======== Provided material

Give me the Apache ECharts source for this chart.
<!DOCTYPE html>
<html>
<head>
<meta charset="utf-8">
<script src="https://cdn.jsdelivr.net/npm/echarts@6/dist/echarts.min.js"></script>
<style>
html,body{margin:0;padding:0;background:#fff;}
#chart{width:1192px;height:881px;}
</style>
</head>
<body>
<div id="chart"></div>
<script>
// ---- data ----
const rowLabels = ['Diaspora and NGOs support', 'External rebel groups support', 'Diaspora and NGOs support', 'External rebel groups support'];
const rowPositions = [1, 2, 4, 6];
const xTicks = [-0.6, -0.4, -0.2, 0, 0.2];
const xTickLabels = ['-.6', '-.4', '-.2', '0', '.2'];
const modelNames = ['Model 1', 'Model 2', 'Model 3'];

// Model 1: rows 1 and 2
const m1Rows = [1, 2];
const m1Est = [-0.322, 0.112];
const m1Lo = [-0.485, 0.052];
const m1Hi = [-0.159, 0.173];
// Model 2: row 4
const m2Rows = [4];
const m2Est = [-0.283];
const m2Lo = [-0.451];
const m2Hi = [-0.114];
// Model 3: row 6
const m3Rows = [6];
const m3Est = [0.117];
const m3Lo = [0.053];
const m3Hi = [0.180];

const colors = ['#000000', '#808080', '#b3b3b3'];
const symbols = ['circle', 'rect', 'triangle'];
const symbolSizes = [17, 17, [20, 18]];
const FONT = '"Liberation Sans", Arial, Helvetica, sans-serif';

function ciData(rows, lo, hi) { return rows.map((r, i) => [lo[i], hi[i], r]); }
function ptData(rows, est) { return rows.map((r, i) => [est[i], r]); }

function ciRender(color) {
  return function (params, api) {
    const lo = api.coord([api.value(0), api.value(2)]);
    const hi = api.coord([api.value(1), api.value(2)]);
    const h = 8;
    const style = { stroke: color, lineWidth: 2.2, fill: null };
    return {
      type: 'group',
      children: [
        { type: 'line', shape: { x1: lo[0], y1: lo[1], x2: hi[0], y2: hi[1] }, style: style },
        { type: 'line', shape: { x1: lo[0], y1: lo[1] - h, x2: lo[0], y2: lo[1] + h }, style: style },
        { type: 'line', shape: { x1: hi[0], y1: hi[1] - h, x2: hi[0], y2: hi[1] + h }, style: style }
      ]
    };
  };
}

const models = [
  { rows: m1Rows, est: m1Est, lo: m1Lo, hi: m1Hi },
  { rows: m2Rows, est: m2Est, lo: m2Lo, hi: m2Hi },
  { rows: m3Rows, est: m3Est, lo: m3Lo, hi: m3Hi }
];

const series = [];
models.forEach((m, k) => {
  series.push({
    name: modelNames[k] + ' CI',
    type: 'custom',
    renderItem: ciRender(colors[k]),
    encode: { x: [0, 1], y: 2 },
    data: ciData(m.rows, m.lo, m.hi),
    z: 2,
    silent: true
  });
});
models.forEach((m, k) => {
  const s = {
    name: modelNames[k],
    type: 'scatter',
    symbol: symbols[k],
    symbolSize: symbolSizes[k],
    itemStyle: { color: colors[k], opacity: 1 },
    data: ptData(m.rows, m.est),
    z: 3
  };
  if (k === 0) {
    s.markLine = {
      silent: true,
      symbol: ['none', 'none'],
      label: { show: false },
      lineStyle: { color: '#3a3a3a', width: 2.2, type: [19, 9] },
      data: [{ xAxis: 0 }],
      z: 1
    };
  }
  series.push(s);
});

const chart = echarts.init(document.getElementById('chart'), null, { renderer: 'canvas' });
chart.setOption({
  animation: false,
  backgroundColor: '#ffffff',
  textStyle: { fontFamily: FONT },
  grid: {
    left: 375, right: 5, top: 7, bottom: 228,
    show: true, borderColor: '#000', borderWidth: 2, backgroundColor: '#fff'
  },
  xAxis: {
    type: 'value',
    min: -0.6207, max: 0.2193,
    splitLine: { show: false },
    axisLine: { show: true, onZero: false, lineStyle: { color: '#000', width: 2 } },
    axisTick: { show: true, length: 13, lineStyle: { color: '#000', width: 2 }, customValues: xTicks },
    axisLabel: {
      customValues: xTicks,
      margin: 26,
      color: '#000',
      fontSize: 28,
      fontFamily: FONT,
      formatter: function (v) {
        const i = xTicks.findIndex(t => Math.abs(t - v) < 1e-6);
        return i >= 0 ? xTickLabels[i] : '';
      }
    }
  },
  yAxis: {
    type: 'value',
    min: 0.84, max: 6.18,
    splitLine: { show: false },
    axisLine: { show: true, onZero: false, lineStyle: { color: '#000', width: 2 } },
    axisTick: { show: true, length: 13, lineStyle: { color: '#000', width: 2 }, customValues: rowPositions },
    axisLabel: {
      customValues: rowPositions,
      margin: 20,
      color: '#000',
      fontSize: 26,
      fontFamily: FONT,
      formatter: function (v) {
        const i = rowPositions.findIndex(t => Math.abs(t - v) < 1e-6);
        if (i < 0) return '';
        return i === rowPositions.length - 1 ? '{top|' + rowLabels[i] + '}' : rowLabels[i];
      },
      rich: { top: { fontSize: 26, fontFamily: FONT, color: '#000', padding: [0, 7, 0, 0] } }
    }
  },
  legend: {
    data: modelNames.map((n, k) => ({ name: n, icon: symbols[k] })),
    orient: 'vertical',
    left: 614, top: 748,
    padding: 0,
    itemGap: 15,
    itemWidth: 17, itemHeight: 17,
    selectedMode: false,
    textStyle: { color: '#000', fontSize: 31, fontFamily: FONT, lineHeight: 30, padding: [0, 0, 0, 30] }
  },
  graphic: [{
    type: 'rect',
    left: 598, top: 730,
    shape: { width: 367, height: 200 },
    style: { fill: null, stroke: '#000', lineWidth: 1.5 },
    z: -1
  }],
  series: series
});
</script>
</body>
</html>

================
======== Provided material

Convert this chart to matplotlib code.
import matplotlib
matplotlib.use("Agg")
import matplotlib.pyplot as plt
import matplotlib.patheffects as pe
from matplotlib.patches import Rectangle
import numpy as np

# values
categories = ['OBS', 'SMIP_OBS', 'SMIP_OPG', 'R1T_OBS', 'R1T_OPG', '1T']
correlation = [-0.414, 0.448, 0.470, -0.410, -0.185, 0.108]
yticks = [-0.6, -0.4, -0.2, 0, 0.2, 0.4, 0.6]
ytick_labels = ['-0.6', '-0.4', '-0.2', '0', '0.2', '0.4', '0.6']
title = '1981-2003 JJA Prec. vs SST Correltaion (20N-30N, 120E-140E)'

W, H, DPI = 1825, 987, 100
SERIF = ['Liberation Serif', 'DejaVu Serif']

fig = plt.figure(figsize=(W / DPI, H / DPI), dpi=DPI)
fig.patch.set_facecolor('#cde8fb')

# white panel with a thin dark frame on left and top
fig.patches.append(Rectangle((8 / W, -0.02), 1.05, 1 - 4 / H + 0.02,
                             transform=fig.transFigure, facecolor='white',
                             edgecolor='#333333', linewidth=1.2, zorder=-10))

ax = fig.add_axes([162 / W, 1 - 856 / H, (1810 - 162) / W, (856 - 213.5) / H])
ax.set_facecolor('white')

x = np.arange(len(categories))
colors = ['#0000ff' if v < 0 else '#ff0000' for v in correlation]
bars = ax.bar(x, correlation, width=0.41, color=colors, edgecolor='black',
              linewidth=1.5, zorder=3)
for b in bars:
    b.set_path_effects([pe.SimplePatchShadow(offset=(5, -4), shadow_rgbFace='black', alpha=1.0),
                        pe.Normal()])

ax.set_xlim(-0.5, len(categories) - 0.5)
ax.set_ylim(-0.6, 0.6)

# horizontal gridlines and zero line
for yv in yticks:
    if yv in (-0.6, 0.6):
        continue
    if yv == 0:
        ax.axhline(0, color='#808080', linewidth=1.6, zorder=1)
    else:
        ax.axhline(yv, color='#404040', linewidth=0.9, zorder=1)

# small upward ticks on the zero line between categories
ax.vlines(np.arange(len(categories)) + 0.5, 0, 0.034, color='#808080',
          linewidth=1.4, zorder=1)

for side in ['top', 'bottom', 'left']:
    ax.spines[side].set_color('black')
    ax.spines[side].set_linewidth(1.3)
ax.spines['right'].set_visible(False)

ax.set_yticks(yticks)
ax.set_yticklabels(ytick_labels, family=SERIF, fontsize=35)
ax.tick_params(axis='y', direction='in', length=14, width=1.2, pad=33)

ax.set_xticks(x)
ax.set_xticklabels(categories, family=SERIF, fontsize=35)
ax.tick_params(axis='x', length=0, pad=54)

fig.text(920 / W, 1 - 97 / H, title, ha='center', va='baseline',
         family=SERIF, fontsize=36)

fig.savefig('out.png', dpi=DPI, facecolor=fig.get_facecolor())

================

What is the number of lines in the records that contain "matplotlib"? Give that number only.

== Answer for this exercise ==
6